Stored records
——

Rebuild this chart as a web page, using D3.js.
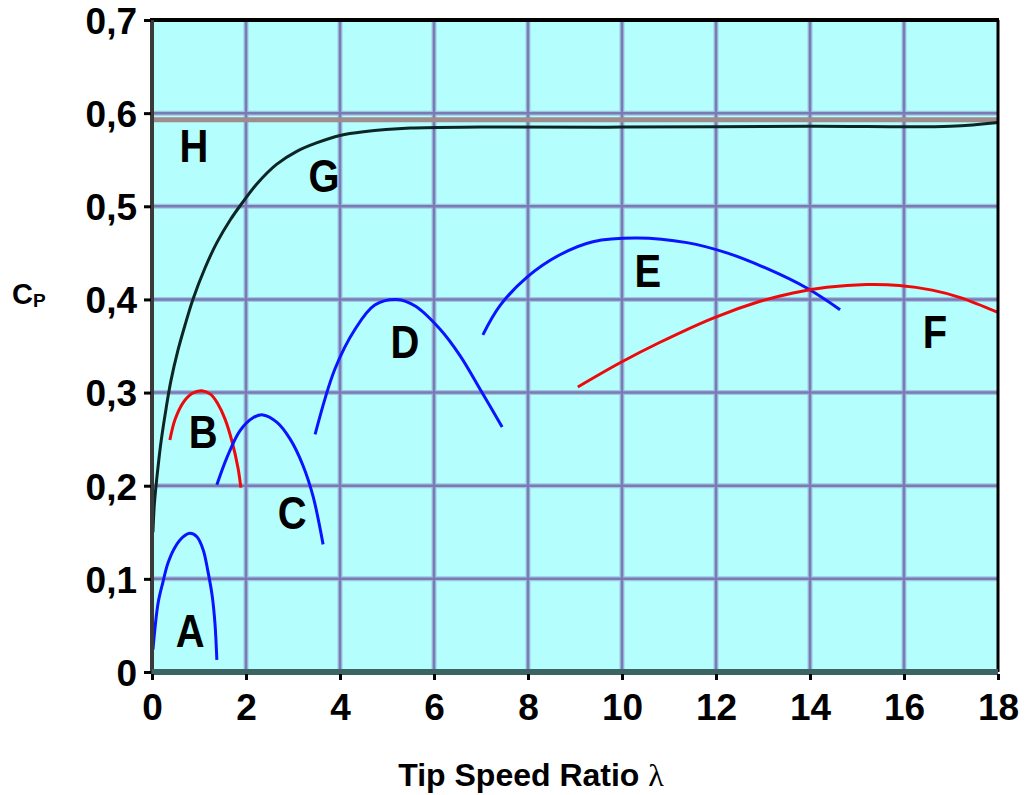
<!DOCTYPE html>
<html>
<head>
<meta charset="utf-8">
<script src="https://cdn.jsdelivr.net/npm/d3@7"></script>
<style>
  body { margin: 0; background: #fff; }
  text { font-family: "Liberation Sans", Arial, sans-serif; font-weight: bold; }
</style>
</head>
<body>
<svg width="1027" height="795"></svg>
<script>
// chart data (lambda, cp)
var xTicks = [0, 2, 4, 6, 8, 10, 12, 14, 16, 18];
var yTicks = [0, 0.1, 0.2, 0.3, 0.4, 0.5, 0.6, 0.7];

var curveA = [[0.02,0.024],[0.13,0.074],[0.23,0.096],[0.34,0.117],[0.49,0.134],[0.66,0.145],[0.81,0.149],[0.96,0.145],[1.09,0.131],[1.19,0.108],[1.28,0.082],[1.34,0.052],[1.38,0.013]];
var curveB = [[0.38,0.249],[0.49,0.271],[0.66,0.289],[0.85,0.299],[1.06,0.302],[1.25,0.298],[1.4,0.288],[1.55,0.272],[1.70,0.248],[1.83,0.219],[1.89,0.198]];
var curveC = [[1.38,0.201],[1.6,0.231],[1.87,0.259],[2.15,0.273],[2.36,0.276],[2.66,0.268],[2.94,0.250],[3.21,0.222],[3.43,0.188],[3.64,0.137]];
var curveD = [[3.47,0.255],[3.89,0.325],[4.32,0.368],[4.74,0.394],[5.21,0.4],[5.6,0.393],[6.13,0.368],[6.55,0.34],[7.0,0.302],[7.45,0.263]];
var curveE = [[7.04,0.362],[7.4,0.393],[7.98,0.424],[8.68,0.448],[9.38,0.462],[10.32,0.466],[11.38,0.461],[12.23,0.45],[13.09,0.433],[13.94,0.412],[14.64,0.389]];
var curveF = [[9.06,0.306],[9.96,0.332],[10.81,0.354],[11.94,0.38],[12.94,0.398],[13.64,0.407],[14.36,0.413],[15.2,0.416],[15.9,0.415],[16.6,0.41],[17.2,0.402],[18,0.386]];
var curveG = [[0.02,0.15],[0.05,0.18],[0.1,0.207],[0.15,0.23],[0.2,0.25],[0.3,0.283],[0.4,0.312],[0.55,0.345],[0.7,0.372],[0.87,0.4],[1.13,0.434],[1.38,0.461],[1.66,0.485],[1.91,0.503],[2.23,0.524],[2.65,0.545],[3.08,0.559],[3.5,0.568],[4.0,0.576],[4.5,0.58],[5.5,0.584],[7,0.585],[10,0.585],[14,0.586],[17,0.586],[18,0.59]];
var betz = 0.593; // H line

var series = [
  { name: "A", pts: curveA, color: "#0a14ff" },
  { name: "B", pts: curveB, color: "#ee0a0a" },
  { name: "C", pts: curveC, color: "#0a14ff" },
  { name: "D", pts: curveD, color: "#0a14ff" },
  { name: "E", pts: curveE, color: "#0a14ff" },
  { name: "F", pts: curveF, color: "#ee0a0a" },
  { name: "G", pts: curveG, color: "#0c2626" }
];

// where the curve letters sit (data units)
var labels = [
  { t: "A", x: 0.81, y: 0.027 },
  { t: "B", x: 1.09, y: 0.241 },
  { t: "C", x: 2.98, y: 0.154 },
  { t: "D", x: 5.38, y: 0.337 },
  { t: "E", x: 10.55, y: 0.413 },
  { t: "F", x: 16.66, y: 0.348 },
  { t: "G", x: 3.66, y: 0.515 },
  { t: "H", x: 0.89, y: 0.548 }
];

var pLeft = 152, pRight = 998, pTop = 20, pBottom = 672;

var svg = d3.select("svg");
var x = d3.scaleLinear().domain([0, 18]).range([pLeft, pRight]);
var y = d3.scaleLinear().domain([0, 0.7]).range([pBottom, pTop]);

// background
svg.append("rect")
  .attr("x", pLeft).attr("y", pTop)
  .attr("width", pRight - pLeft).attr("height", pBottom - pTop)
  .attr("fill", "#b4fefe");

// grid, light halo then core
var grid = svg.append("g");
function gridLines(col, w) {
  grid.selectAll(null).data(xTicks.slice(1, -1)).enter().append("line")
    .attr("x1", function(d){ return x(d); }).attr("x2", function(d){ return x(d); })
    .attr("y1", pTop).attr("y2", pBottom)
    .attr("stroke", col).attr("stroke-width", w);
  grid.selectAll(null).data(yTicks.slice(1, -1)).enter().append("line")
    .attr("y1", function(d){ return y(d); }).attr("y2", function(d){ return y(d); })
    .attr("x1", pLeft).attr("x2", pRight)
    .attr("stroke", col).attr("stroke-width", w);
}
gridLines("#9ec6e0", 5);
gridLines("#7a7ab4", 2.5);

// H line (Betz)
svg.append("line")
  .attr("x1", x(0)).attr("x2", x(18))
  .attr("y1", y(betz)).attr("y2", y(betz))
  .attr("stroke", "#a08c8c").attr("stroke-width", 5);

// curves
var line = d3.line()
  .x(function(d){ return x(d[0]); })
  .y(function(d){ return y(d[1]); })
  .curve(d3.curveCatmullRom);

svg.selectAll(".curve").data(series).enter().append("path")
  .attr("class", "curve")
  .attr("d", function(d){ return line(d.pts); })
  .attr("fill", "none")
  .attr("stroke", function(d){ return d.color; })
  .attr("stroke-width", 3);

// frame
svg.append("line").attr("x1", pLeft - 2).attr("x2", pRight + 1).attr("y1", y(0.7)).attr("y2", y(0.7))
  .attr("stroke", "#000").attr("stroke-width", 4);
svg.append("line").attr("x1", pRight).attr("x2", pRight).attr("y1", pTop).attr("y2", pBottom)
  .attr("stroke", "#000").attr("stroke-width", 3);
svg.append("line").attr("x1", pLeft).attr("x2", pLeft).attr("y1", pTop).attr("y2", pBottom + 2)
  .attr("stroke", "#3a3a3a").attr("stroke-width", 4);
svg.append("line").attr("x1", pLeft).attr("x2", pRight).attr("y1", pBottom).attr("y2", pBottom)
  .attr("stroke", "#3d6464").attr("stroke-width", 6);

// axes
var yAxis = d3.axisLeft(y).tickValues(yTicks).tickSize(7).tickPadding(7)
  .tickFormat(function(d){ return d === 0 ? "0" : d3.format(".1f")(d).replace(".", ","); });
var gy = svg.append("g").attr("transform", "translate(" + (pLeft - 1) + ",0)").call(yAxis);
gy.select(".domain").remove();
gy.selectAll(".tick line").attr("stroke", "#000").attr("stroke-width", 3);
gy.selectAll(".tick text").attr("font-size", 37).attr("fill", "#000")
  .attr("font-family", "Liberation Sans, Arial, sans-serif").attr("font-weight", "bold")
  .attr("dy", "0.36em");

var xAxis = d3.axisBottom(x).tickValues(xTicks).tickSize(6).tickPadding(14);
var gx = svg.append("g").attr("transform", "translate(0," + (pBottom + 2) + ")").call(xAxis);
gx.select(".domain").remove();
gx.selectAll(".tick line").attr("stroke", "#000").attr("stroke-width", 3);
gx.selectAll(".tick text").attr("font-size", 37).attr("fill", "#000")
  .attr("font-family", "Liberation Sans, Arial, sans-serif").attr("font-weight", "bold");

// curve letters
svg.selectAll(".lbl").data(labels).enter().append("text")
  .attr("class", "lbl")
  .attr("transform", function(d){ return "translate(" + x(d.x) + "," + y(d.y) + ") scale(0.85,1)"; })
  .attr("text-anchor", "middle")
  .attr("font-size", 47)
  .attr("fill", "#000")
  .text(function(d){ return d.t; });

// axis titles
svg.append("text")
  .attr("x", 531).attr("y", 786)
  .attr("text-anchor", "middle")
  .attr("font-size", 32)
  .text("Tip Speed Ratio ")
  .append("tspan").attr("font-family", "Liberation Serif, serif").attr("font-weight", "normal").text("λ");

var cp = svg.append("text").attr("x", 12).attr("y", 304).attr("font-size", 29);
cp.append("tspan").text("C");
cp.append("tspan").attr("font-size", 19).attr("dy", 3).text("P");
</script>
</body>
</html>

——

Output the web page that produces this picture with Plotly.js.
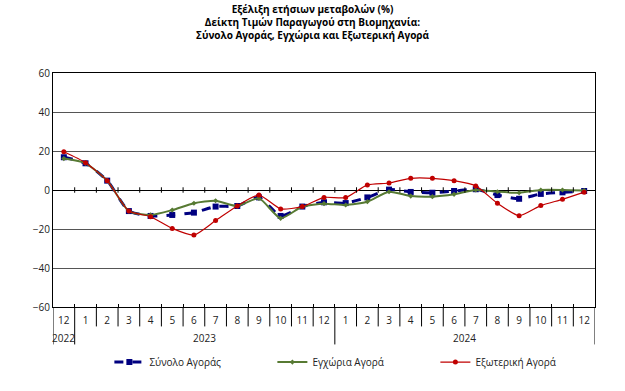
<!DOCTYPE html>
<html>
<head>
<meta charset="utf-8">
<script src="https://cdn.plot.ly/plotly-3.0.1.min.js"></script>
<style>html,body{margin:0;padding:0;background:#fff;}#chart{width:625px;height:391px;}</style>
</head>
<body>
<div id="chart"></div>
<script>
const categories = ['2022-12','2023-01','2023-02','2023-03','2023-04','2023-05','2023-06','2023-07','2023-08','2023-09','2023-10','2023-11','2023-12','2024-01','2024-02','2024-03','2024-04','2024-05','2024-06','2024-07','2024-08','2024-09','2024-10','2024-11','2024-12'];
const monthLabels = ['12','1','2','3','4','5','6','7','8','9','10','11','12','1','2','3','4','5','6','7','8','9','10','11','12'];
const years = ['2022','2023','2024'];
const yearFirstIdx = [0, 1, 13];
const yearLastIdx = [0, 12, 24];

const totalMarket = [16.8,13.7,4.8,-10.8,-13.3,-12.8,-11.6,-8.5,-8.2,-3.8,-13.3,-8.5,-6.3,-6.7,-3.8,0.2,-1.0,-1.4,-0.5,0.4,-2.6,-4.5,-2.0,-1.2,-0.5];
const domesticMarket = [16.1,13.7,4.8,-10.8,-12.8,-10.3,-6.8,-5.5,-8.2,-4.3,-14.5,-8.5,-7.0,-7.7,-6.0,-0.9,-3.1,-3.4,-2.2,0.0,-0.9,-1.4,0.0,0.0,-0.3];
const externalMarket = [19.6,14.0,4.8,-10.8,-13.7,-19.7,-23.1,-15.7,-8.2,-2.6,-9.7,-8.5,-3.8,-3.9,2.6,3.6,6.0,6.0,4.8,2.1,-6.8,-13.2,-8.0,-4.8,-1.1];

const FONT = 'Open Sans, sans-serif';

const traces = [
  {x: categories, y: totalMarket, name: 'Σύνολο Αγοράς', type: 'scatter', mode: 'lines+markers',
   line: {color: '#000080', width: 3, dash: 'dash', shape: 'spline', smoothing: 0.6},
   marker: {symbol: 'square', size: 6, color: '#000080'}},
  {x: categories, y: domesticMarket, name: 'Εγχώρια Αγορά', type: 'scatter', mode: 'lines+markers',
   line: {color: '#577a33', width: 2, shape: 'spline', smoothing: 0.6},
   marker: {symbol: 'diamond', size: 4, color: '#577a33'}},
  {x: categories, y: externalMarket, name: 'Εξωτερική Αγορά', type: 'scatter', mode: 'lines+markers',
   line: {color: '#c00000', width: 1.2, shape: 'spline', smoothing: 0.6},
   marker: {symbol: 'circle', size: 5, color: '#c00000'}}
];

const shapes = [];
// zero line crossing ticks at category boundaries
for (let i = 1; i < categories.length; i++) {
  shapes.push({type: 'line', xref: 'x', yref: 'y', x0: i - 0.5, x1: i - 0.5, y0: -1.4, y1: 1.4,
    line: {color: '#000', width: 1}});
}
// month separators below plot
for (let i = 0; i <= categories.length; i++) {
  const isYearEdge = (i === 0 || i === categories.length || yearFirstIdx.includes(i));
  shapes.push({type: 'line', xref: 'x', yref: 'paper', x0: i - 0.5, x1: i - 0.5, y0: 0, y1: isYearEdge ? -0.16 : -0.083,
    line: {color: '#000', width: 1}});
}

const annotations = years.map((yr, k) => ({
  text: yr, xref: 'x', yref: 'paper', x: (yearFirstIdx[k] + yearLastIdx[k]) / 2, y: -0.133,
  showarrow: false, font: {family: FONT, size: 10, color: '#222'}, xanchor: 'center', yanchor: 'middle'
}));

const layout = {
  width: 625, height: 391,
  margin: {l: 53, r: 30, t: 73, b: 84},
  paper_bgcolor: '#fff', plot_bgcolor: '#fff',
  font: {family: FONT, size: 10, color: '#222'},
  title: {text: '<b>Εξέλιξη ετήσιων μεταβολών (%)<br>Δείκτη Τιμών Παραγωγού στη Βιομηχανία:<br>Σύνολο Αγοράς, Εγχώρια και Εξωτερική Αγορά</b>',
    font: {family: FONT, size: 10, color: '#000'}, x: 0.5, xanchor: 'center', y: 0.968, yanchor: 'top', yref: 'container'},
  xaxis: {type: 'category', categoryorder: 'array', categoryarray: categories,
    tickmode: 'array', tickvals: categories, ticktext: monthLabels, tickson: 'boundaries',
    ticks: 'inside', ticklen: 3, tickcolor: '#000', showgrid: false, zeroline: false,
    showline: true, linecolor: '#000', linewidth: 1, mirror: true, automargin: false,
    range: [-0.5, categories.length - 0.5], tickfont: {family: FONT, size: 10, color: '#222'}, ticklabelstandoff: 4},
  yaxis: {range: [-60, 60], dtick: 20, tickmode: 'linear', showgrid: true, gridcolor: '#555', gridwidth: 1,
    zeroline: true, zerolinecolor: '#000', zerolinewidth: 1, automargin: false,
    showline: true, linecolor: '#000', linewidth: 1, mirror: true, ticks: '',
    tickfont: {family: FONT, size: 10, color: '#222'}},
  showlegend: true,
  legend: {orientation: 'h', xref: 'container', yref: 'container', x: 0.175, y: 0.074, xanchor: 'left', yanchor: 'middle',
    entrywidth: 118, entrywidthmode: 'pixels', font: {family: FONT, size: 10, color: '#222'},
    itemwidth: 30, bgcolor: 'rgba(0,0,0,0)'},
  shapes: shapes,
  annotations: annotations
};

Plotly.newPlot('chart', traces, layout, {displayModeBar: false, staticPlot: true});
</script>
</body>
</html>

——

THE REQUEST
The lines to reproduce run from the one above containing "Output the web" through the one containing "const FONT = 'Open Sans, sans-serif';". Copy them exactly and leave out all pictures.

PROBLEM SOLUTION
Output the web page that produces this picture with Plotly.js.
<!DOCTYPE html>
<html>
<head>
<meta charset="utf-8">
<script src="https://cdn.plot.ly/plotly-3.0.1.min.js"></script>
<style>html,body{margin:0;padding:0;background:#fff;}#chart{width:625px;height:391px;}</style>
</head>
<body>
<div id="chart"></div>
<script>
const categories = ['2022-12','2023-01','2023-02','2023-03','2023-04','2023-05','2023-06','2023-07','2023-08','2023-09','2023-10','2023-11','2023-12','2024-01','2024-02','2024-03','2024-04','2024-05','2024-06','2024-07','2024-08','2024-09','2024-10','2024-11','2024-12'];
const monthLabels = ['12','1','2','3','4','5','6','7','8','9','10','11','12','1','2','3','4','5','6','7','8','9','10','11','12'];
const years = ['2022','2023','2024'];
const yearFirstIdx = [0, 1, 13];
const yearLastIdx = [0, 12, 24];

const totalMarket = [16.8,13.7,4.8,-10.8,-13.3,-12.8,-11.6,-8.5,-8.2,-3.8,-13.3,-8.5,-6.3,-6.7,-3.8,0.2,-1.0,-1.4,-0.5,0.4,-2.6,-4.5,-2.0,-1.2,-0.5];
const domesticMarket = [16.1,13.7,4.8,-10.8,-12.8,-10.3,-6.8,-5.5,-8.2,-4.3,-14.5,-8.5,-7.0,-7.7,-6.0,-0.9,-3.1,-3.4,-2.2,0.0,-0.9,-1.4,0.0,0.0,-0.3];
const externalMarket = [19.6,14.0,4.8,-10.8,-13.7,-19.7,-23.1,-15.7,-8.2,-2.6,-9.7,-8.5,-3.8,-3.9,2.6,3.6,6.0,6.0,4.8,2.1,-6.8,-13.2,-8.0,-4.8,-1.1];

const FONT = 'Open Sans, sans-serif';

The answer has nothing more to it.